SUPPLIED RECORDS:
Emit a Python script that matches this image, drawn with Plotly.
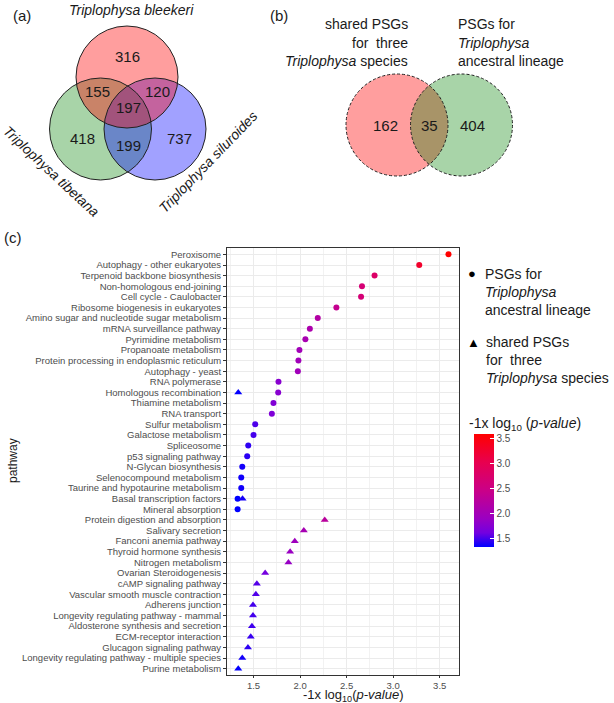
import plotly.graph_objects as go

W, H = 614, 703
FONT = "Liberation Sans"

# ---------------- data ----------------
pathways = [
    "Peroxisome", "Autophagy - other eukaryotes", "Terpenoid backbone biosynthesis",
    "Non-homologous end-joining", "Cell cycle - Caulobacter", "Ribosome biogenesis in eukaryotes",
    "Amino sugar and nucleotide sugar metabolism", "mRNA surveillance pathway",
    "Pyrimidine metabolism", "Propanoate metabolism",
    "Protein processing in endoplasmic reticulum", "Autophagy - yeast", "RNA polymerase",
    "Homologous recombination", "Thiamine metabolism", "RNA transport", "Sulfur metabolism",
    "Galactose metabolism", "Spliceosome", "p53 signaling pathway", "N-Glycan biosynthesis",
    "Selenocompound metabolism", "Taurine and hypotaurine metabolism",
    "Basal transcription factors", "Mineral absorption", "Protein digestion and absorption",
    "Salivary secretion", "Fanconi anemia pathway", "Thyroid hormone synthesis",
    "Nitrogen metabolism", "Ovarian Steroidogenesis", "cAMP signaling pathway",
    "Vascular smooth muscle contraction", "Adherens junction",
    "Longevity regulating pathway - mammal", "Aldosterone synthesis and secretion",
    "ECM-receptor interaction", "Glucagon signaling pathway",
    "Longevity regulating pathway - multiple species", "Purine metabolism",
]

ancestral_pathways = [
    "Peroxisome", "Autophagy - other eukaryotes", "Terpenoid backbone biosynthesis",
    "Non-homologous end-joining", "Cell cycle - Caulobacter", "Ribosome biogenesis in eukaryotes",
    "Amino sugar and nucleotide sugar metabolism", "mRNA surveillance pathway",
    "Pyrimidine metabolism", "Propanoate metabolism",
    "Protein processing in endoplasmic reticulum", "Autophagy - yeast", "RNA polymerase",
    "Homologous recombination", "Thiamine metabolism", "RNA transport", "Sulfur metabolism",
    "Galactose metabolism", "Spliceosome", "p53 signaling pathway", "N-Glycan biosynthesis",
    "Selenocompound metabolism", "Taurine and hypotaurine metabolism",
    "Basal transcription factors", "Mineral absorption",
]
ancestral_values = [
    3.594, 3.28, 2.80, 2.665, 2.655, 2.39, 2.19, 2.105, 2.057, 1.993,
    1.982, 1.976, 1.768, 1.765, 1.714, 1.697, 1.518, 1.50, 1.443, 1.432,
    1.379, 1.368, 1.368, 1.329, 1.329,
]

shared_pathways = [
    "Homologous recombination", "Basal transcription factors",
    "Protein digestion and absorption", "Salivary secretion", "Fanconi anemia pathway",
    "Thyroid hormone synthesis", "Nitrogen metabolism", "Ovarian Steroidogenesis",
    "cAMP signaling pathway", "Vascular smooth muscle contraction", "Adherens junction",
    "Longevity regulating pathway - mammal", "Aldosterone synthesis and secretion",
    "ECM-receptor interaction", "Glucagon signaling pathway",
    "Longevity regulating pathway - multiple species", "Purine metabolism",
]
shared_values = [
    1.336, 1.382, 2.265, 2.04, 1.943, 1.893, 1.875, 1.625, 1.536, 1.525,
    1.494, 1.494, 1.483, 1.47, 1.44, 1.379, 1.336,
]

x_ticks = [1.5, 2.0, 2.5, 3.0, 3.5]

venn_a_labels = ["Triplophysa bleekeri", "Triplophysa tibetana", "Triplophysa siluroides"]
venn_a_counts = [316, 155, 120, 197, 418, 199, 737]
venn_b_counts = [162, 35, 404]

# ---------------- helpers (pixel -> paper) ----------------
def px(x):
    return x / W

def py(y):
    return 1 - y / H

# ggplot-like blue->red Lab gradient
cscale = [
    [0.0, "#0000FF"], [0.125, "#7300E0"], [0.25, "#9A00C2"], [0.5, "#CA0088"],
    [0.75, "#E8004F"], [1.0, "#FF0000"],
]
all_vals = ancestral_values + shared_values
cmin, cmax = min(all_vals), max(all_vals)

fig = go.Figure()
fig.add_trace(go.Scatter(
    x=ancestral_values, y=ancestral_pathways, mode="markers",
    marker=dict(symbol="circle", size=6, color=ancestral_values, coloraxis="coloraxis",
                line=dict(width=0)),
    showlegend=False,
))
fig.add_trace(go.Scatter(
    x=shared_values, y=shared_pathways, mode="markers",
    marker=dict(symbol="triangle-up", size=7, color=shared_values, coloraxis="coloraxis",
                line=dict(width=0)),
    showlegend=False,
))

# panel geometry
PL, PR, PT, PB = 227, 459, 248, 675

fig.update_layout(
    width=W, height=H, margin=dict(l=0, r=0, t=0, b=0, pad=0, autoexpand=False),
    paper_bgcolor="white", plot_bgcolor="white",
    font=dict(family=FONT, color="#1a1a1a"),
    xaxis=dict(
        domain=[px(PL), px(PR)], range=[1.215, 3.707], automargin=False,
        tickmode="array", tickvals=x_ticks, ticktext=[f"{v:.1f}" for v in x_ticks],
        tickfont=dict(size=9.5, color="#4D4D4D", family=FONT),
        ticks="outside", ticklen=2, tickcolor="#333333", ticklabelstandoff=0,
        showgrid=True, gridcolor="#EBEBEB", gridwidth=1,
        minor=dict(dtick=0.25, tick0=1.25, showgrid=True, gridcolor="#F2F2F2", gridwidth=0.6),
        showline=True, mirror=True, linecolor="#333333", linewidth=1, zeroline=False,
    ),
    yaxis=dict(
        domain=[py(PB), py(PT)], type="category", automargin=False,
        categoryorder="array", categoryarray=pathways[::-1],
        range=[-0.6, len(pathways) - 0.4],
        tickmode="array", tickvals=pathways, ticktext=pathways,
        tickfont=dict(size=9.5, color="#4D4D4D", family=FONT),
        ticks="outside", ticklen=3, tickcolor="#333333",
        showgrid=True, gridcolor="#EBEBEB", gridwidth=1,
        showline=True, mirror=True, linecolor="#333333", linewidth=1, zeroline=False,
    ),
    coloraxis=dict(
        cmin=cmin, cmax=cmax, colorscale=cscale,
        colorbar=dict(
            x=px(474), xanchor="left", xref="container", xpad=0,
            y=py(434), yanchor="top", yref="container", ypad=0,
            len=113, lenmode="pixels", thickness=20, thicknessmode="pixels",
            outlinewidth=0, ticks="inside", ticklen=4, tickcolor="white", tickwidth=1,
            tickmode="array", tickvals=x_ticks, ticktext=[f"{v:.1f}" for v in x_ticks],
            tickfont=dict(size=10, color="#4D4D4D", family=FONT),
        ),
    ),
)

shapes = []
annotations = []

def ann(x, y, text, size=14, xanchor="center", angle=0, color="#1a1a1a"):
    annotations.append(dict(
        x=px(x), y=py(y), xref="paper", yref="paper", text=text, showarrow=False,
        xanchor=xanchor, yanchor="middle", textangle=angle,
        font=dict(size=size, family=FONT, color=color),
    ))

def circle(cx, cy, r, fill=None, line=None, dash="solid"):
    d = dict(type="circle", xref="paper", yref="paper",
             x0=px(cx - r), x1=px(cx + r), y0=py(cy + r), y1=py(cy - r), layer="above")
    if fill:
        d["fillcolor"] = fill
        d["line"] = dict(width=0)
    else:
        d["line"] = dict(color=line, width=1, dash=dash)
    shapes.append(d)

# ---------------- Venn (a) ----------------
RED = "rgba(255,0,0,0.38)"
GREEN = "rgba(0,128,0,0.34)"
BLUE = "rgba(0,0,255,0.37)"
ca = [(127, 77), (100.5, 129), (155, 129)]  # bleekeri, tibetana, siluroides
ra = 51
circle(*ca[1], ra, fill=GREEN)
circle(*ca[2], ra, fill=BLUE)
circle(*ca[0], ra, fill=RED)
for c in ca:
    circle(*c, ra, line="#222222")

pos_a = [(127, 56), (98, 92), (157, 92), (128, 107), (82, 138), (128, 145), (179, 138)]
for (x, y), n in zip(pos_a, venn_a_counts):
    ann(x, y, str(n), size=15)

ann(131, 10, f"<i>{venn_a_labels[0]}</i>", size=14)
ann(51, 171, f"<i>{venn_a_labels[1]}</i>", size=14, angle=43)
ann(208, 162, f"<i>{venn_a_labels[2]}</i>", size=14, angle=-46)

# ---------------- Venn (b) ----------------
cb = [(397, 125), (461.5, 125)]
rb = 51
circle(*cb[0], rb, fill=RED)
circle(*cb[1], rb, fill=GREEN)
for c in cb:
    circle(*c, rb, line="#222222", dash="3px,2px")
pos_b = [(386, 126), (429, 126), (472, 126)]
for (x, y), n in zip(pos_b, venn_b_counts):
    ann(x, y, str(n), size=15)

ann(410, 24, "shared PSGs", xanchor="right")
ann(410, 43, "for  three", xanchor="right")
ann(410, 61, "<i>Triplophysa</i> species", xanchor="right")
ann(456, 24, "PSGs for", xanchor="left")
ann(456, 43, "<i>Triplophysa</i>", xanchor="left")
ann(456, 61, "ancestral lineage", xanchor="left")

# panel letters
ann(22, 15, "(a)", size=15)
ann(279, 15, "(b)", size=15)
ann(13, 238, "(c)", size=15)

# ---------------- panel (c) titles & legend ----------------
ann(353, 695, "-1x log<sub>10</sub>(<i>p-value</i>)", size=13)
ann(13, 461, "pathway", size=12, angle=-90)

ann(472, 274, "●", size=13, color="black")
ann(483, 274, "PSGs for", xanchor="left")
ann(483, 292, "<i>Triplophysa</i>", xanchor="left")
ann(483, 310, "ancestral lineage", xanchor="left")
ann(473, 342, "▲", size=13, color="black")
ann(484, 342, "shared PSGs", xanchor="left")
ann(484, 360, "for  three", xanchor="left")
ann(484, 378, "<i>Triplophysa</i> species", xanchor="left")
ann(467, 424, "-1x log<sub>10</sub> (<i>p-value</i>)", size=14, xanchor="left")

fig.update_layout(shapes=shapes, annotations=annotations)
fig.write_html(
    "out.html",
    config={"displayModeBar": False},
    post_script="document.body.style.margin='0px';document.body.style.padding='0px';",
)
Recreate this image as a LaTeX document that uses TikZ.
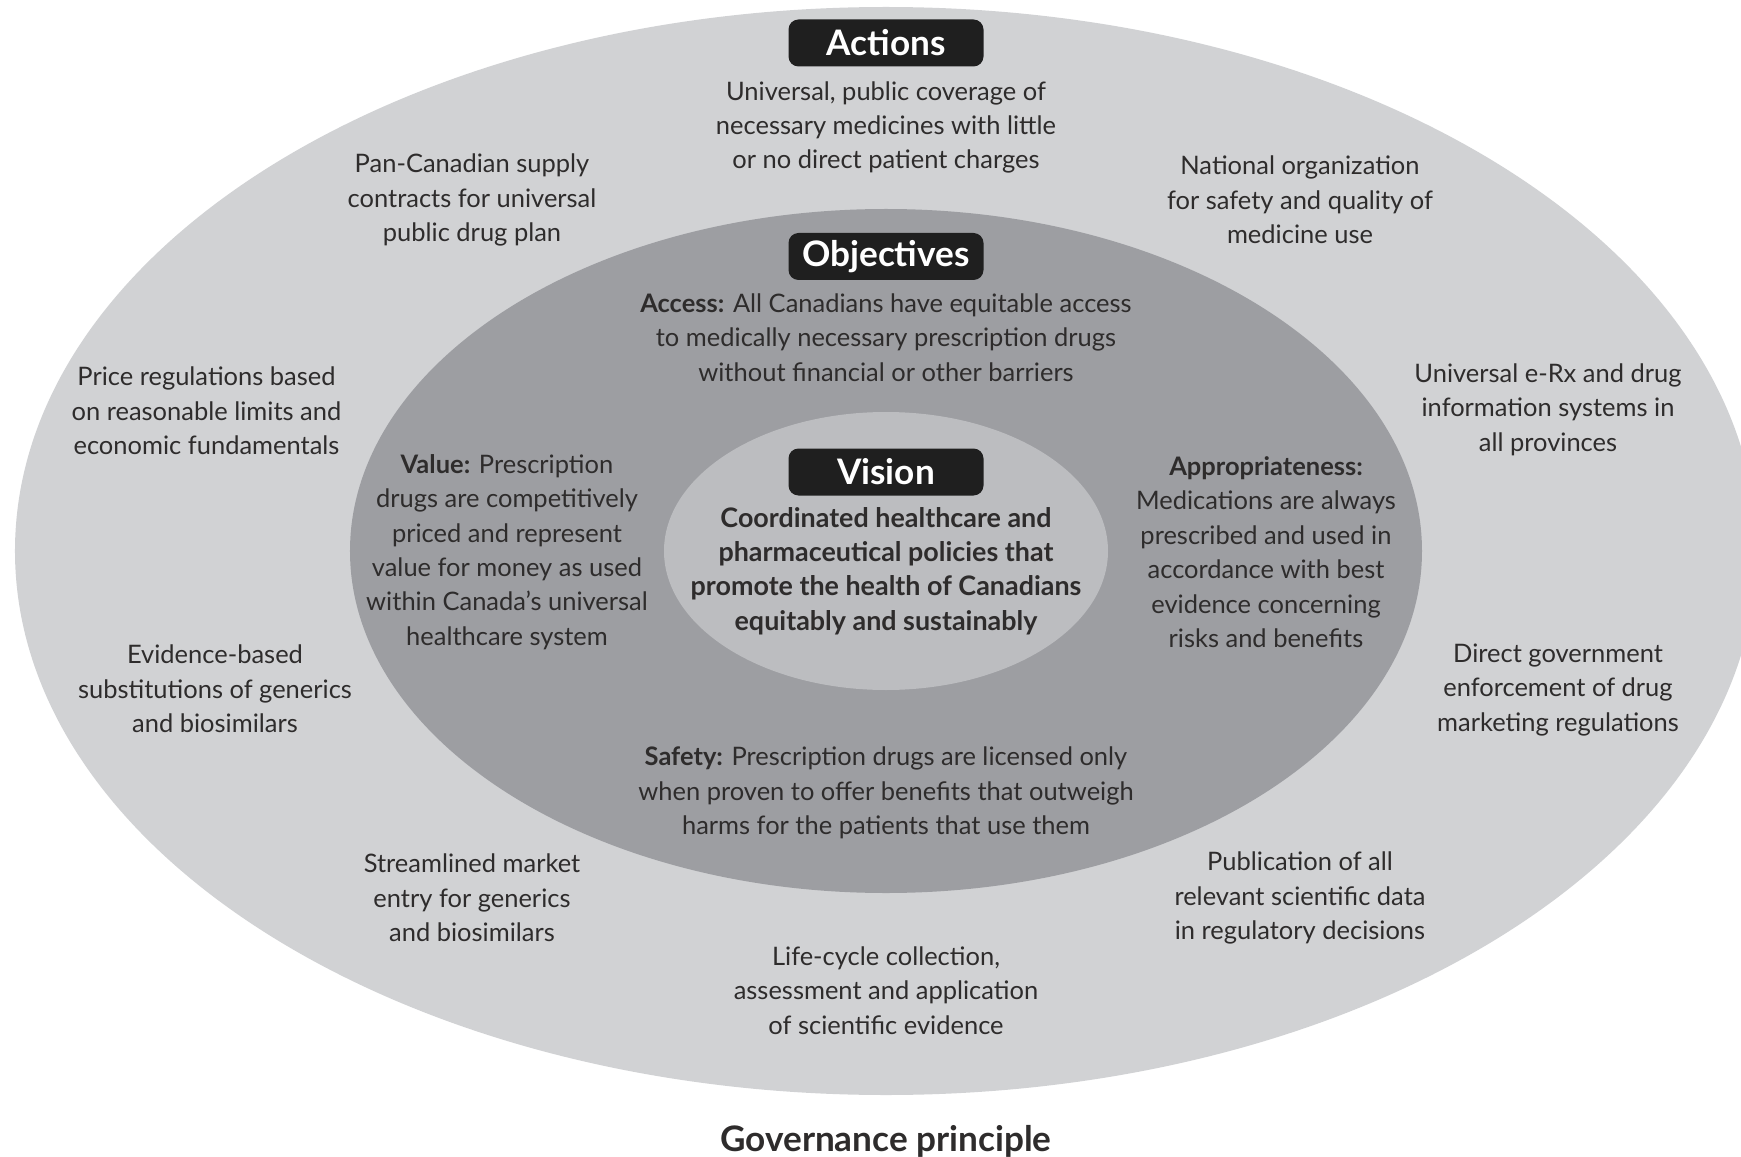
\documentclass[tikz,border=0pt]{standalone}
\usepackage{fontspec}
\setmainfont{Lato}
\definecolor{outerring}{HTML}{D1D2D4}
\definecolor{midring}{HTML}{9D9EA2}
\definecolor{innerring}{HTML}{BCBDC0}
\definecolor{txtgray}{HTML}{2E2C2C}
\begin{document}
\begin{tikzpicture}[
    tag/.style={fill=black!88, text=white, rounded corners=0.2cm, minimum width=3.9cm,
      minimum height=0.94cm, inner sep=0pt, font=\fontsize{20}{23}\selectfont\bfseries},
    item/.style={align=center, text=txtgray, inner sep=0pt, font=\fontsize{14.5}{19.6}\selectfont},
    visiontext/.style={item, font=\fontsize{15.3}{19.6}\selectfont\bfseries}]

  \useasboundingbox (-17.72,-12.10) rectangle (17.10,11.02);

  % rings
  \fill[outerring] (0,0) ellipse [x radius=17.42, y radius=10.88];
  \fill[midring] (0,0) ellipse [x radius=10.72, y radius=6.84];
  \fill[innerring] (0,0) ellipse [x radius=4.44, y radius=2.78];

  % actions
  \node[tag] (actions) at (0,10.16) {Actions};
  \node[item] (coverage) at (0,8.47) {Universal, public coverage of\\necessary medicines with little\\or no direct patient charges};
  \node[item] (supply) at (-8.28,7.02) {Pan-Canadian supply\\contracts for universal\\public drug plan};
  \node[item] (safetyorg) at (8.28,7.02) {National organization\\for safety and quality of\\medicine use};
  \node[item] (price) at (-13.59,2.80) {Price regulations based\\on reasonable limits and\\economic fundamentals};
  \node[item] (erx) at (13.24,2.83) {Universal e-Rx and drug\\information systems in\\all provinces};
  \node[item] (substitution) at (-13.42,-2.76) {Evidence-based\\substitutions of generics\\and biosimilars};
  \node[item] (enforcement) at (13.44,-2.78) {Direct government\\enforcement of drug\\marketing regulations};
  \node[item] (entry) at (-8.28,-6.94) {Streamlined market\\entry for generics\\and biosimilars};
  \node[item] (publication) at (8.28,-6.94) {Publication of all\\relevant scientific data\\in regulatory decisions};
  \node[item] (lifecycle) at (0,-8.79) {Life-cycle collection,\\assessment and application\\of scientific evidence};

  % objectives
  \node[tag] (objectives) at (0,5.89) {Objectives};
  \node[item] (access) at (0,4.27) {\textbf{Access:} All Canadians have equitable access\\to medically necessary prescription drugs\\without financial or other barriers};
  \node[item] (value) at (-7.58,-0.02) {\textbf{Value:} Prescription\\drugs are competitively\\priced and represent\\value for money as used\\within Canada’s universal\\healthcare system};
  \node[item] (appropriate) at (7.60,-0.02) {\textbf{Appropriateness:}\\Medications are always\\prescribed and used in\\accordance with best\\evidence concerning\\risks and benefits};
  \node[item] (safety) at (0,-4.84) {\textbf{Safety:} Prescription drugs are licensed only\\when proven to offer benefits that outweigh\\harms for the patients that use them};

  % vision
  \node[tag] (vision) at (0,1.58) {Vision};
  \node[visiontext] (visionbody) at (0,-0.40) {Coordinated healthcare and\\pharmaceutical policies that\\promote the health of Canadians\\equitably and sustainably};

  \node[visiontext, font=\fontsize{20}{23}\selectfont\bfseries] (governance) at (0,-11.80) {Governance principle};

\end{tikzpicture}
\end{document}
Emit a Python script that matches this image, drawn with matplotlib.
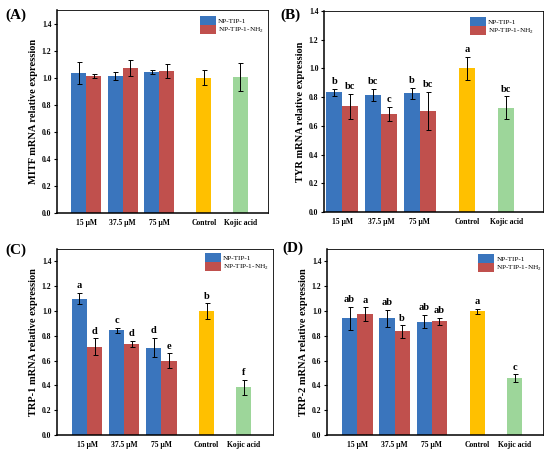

SHORT EXERCISE: State the count of lines in the data holding the word "that", adding nothing to it.

ANSWER FOR THIS EXERCISE: 5